Wednesday, April 30, 2014

Five Reasons Why Analytics ROI is Elusive

Analytics isn't necessarily about what the data is; it is about what the data means.

Big Data can yield big opportunities, but analytics ROI is elusive because the majority of practitioners believe that analytics starts with data and software. Precise ROI calculations are much more art than science. Here are some causes why advanced analytics ROIs are elusive. 

Lack of well-set guidelines: If practitioners and leadership don't set the right guidelines to establish a comprehensive assessment and resulting project definition, it includes a clear plan to define, collect and calculate KPIs which truly have impact for the business, then Big Data ROI will continue to be elusive. And businesses are not to blame for their failed initial attempts. The approach to start with data and software works well in many other BI projects, but in advanced analytics, and particularly standing up overall analytics practices, is essentially a discovery process, it just won't work. Aggregate success comes from a rhythm of discovery and execution that falls into place only when programs are in line with business sponsorship.

Think Big Data is the end. Analytics isn't necessarily about what the data is; it is about what the data means. Transparent decision support analytics can have an exceptional ROI when it allows decision makers to best understand the information they are making decisions from, and when it increases the confidence of those decisions. ROI isn't made on single points, but on the aggregate success of the decisions made using analytics. And in business, the product of data analysis is not the analysis. The real products of the analysis are the insights gained and the impact measured. 

Multiple gaps: The gaps between strategy and implementation, and the communication gaps between different roles. To understand why organizations are ultimately directly at fault if they cannot arrive at clear, understandable, accountable and actionable results for their analytic initiatives, it boils down to a lack of strategic implementation. It is typically not the responsibility of analysts and IT specialists to focus on strategic-level decision processes. Yet, analytics will fall short of its potential without adequate context, sound problem definition and results translation. The advancement of analytic and reporting options, along with the proliferation of big data delivery platforms and analytic software suites create an environment where functional managers must rely heavily upon their analysts and IT staff for critical insight. At the same time, statisticians and IT professionals are often misguided by managers who lack core analytic skills to effectively communicate their needs, or fully understand the results. The gap between these roles leaves the manager to subjectively interpret results from analytical models that emphasize quantitative sophistication and artificial metrics instead of objective, data-driven solutions.

Too much focus on short-term return: Adoption of analytics in business is an investment. It may require a change in IT infrastructure and tools to be used, which are costly. So, even though adoption of analytics will result in proactive decisions that result in increased ROI for the business, the cost for the IT infrastructure or Tools might initially offset the ROI in the short term. Realistically one can expect to see ROI to increase dramatically in the medium to long term. Business is investing heavily on Analytics to determine strategies for customer retention and identify new customers at the same time the investments on Analytics for employee retention, vendor retention needs improvement as well.

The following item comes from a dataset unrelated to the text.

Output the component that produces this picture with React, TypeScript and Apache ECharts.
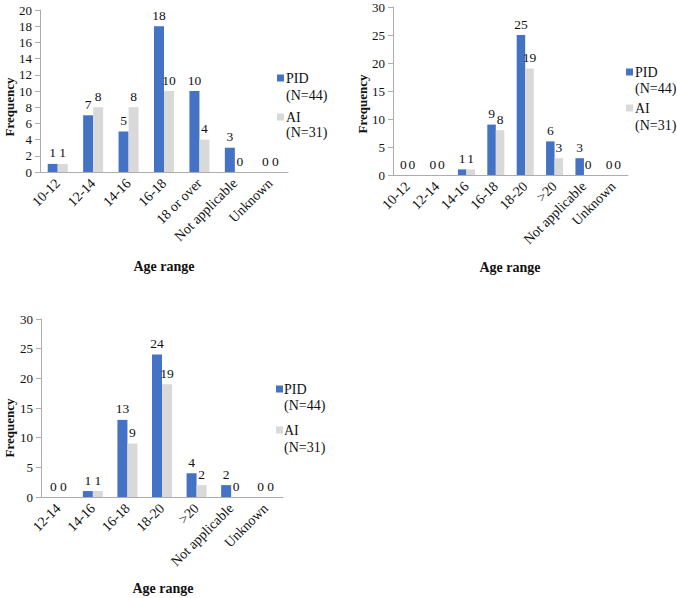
import React, { useEffect, useRef } from "react";
import * as echarts from "echarts";

const categories1 = ["10-12", "12-14", "14-16", "16-18", "18 or over", "Not applicable", "Unknown"];
const pid1 = [1, 7, 5, 18, 10, 3, 0];
const ai1 = [1, 8, 8, 10, 4, 0, 0];

const categories2 = ["10-12", "12-14", "14-16", "16-18", "18-20", ">20", "Not applicable", "Unknown"];
const pid2 = [0, 0, 1, 9, 25, 6, 3, 0];
const ai2 = [0, 0, 1, 8, 19, 3, 0, 0];

const categories3 = ["12-14", "14-16", "16-18", "18-20", ">20", "Not applicable", "Unknown"];
const pid3 = [0, 1, 13, 24, 4, 2, 0];
const ai3 = [0, 1, 9, 19, 2, 0, 0];

const seriesNames = ["PID", "AI"];
const seriesSub = ["(N=44)", "(N=31)"];
const xTitle = "Age range";
const yTitle = "Frequency";

const FONT = '"Liberation Serif", "Times New Roman", serif';
const BLUE = "#4472C4";
const GREY = "#D9D9D9";
const AXIS = "#ADADAD";
const TEXT = "#111111";

export default function App() {
  const ref = useRef<HTMLDivElement>(null);
  useEffect(() => {
    if (!ref.current) return;
    const chart = echarts.init(ref.current, undefined, { renderer: "svg" });

    const grids = [
      { left: 40, top: 10, width: 248, height: 162 },
      { left: 393, top: 7, width: 235, height: 168 },
      { left: 41, top: 319, width: 242, height: 178 },
    ];
    const cats = [categories1, categories2, categories3];
    const yMax = [20, 30, 30];
    const yInt = [2, 5, 5];
    const data = [
      [pid1, ai1],
      [pid2, ai2],
      [pid3, ai3],
    ];
    const barW = [10, 8.5, 10];

    const xAxes = cats.map((c, i) => ({
      type: "category",
      gridIndex: i,
      data: c,
      axisLine: { show: true, lineStyle: { color: AXIS, width: 1 } },
      axisTick: { show: false },
      axisLabel: {
        rotate: 45,
        interval: 0,
        margin: 9,
        color: TEXT,
        fontFamily: FONT,
        fontSize: 14,
      },
    }));
    const yAxes = yMax.map((m, i) => ({
      type: "value",
      gridIndex: i,
      min: 0,
      max: m,
      interval: yInt[i],
      splitLine: { show: false },
      axisLine: { show: true, lineStyle: { color: AXIS, width: 1 } },
      axisTick: { show: true, length: 5, lineStyle: { color: AXIS } },
      axisLabel: { margin: 8, color: TEXT, fontFamily: FONT, fontSize: 13 },
    }));

    const series: any[] = [];
    data.forEach((pair, gi) => {
      pair.forEach((vals, si) => {
        series.push({
          type: "bar",
          name: seriesNames[si],
          xAxisIndex: gi,
          yAxisIndex: gi,
          data: vals,
          barWidth: barW[gi],
          barGap: "0%",
          itemStyle: { color: si === 0 ? BLUE : GREY },
          label: {
            show: true,
            position: "top",
            distance: 4,
            color: TEXT,
            fontFamily: FONT,
            fontSize: 13.5,
          },
        });
      });
    });

    const titleFontX = `bold 14px ${FONT}`;
    const titleFontY = `bold 13px ${FONT}`;
    const legendFont = `14px ${FONT}`;

    const axisTitles = [
      { xc: 164, xy: 266, yx: 9, yy: 107 },
      { xc: 510, xy: 267, yx: 362, yy: 104 },
      { xc: 163, xy: 588, yx: 9, yy: 428 },
    ];
    const legends = [
      { rx: 277, tx: 286, y: [78, 95, 117, 132] },
      { rx: 626, tx: 635, y: [72, 88, 108, 125] },
      { rx: 276, tx: 284, y: [389, 405, 430, 447] },
    ];

    const graphics: any[] = [];
    axisTitles.forEach((t) => {
      graphics.push({
        type: "text",
        x: t.xc,
        y: t.xy,
        style: {
          text: xTitle,
          font: titleFontX,
          fill: TEXT,
          align: "center",
          verticalAlign: "middle",
          textAlign: "center",
          textVerticalAlign: "middle",
        },
      });
      graphics.push({
        type: "text",
        x: t.yx,
        y: t.yy,
        rotation: Math.PI / 2,
        style: {
          text: yTitle,
          font: titleFontY,
          fill: TEXT,
          align: "center",
          verticalAlign: "middle",
          textAlign: "center",
          textVerticalAlign: "middle",
        },
      });
    });
    legends.forEach((l) => {
      [0, 1].forEach((si) => {
        const yMain = l.y[si * 2];
        const ySub = l.y[si * 2 + 1];
        graphics.push({
          type: "rect",
          shape: { x: l.rx, y: yMain - 3.5, width: 7, height: 7 },
          style: { fill: si === 0 ? BLUE : GREY },
        });
        graphics.push({
          type: "text",
          x: l.tx,
          y: yMain,
          style: {
            text: seriesNames[si],
            font: legendFont,
            fill: TEXT,
            align: "left",
            verticalAlign: "middle",
            textAlign: "left",
            textVerticalAlign: "middle",
          },
        });
        graphics.push({
          type: "text",
          x: l.tx,
          y: ySub,
          style: {
            text: seriesSub[si],
            font: legendFont,
            fill: TEXT,
            align: "left",
            verticalAlign: "middle",
            textAlign: "left",
            textVerticalAlign: "middle",
          },
        });
      });
    });

    chart.setOption({
      animation: false,
      backgroundColor: "#ffffff",
      textStyle: { fontFamily: FONT },
      grid: grids.map((g) => ({ ...g, containLabel: false, outerBoundsMode: "none" })),
      xAxis: xAxes,
      yAxis: yAxes,
      series,
      graphic: { elements: graphics },
    });
    return () => chart.dispose();
  }, []);
  return (
    <div
      ref={ref}
      style={{ position: "fixed", left: 0, top: 0, width: 677, height: 598, background: "#fff" }}
    />
  );
}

Low adaption rate due to varying reasons: Analytics is key in unraveling insights and future opportunities. An important piece is adoption into a business process to drive outcomes. Here are some of the reasons why adoption may be impaired a. Inability for business managers and analytic experts to connect on "below the hood" intricacies b. Data used not representative of the business process that it seeks to represent c. Resources on both sides of the table don't have deep competency in analytics and business d. Analytics delivered not in line with strategic corporate imperatives hence poor sponsorship e. Lack of disruptive thinking within the business f. Re-branding BI/ reporting as analytics, pull in a few better competency resources and hope that something substantial should turn up to be considered "transformational".

There are many ways analytics ROIs can get tricky, but the focal point is to set the principles to invest, implement and measure effectively by avoiding the pitfalls listed above. As analytics is the digital capability to make effective and timely decisions driven by valuable information hidden within a rapidly increasing mass of data, and it is critical to the success of digital organizations and managers.